Figure scripts:
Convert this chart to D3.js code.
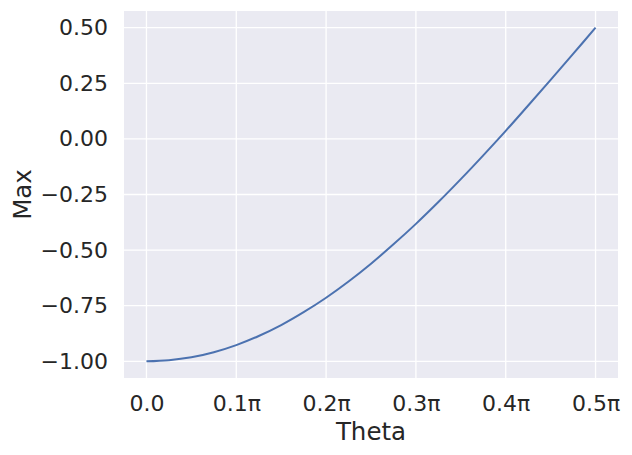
<!DOCTYPE html>
<html><head><meta charset="utf-8">
<script src="https://cdn.jsdelivr.net/npm/d3@7"></script>
<style>body{margin:0;background:#fff}svg{display:block}text{font-family:"DejaVu Sans",sans-serif;fill:#262626}</style>
</head><body>
<svg id="chart" width="632" height="455"></svg>
<script>
// theta in units of pi
const thetaPi = [0,0.025,0.05,0.075,0.1,0.125,0.15,0.175,0.2,0.225,0.25,0.275,0.3,0.325,0.35,0.375,0.4,0.425,0.45,0.475,0.5];
const maxValues = [-1.000,-0.995,-0.982,-0.959,-0.927,-0.886,-0.837,-0.779,-0.714,-0.641,-0.561,-0.474,-0.382,-0.284,-0.181,-0.074,0.036,0.150,0.265,0.382,0.500];
const xTicks = [0,0.1,0.2,0.3,0.4,0.5];
const xTickLabels = ["0.0","0.1π","0.2π","0.3π","0.4π","0.5π"];
const yTicks = [-1.0,-0.75,-0.5,-0.25,0,0.25,0.5];

const svg = d3.select("#chart");
const L=124,R=618,T=11,B=378;
const x = d3.scaleLinear().domain([-0.025,0.525]).range([L,R]);
const y = d3.scaleLinear().domain([-1.075,0.575]).range([B,T]);

svg.append("rect").attr("x",L).attr("y",T).attr("width",R-L).attr("height",B-T).attr("fill","#EAEAF2");
const g = svg.append("g");
g.selectAll(".vg").data(xTicks).join("line").attr("x1",d=>x(d)).attr("x2",d=>x(d)).attr("y1",T).attr("y2",B).attr("stroke","#fff").attr("stroke-width",1.3);
g.selectAll(".hg").data(yTicks).join("line").attr("y1",d=>y(d)).attr("y2",d=>y(d)).attr("x1",L).attr("x2",R).attr("stroke","#fff").attr("stroke-width",1.3);

const xa = svg.append("g").attr("transform",`translate(0,${B})`)
  .call(d3.axisBottom(x).tickValues(xTicks).tickFormat((d,i)=>xTickLabels[i]).tickSize(0).tickPadding(17));
const ya = svg.append("g").attr("transform",`translate(${L},0)`)
  .call(d3.axisLeft(y).tickValues(yTicks).tickFormat(d=>d3.format(".2f")(d).replace("-","−")).tickSize(0).tickPadding(16));
[xa,ya].forEach(a=>{a.select(".domain").remove();a.selectAll("text").style("font-size","22px").attr("fill","#262626").style("font-family","'DejaVu Sans',sans-serif");});

const line = d3.line().x((d,i)=>x(thetaPi[i])).y(d=>y(d)).curve(d3.curveCatmullRom);
svg.append("path").datum(maxValues).attr("d",line).attr("fill","none").attr("stroke","#4C72B0").attr("stroke-width",2);

svg.append("text").attr("x",(L+R)/2).attr("y",440).attr("text-anchor","middle").style("font-size","24.5px").text("Theta");
svg.append("text").attr("transform",`translate(31,${(T+B)/2}) rotate(-90)`).attr("text-anchor","middle").style("font-size","24.5px").text("Max");
</script>
</body></html>
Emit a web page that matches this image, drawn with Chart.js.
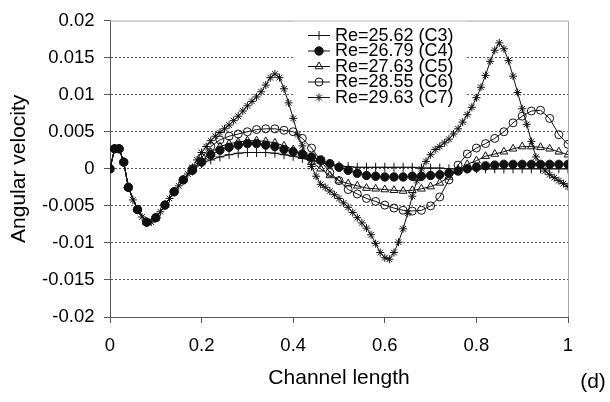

• _Written task_
Leave out the pictures and repeat the lines from the start of the material through the line with "const y = d3.scaleLinear().domain([-1.075,0.575]).range([B,T]);", inclusive.

• _Solved exercise_
Convert this chart to D3.js code.
<!DOCTYPE html>
<html><head><meta charset="utf-8">
<script src="https://cdn.jsdelivr.net/npm/d3@7"></script>
<style>body{margin:0;background:#fff}svg{display:block}text{font-family:"DejaVu Sans",sans-serif;fill:#262626}</style>
</head><body>
<svg id="chart" width="632" height="455"></svg>
<script>
// theta in units of pi
const thetaPi = [0,0.025,0.05,0.075,0.1,0.125,0.15,0.175,0.2,0.225,0.25,0.275,0.3,0.325,0.35,0.375,0.4,0.425,0.45,0.475,0.5];
const maxValues = [-1.000,-0.995,-0.982,-0.959,-0.927,-0.886,-0.837,-0.779,-0.714,-0.641,-0.561,-0.474,-0.382,-0.284,-0.181,-0.074,0.036,0.150,0.265,0.382,0.500];
const xTicks = [0,0.1,0.2,0.3,0.4,0.5];
const xTickLabels = ["0.0","0.1π","0.2π","0.3π","0.4π","0.5π"];
const yTicks = [-1.0,-0.75,-0.5,-0.25,0,0.25,0.5];

const svg = d3.select("#chart");
const L=124,R=618,T=11,B=378;
const x = d3.scaleLinear().domain([-0.025,0.525]).range([L,R]);
const y = d3.scaleLinear().domain([-1.075,0.575]).range([B,T]);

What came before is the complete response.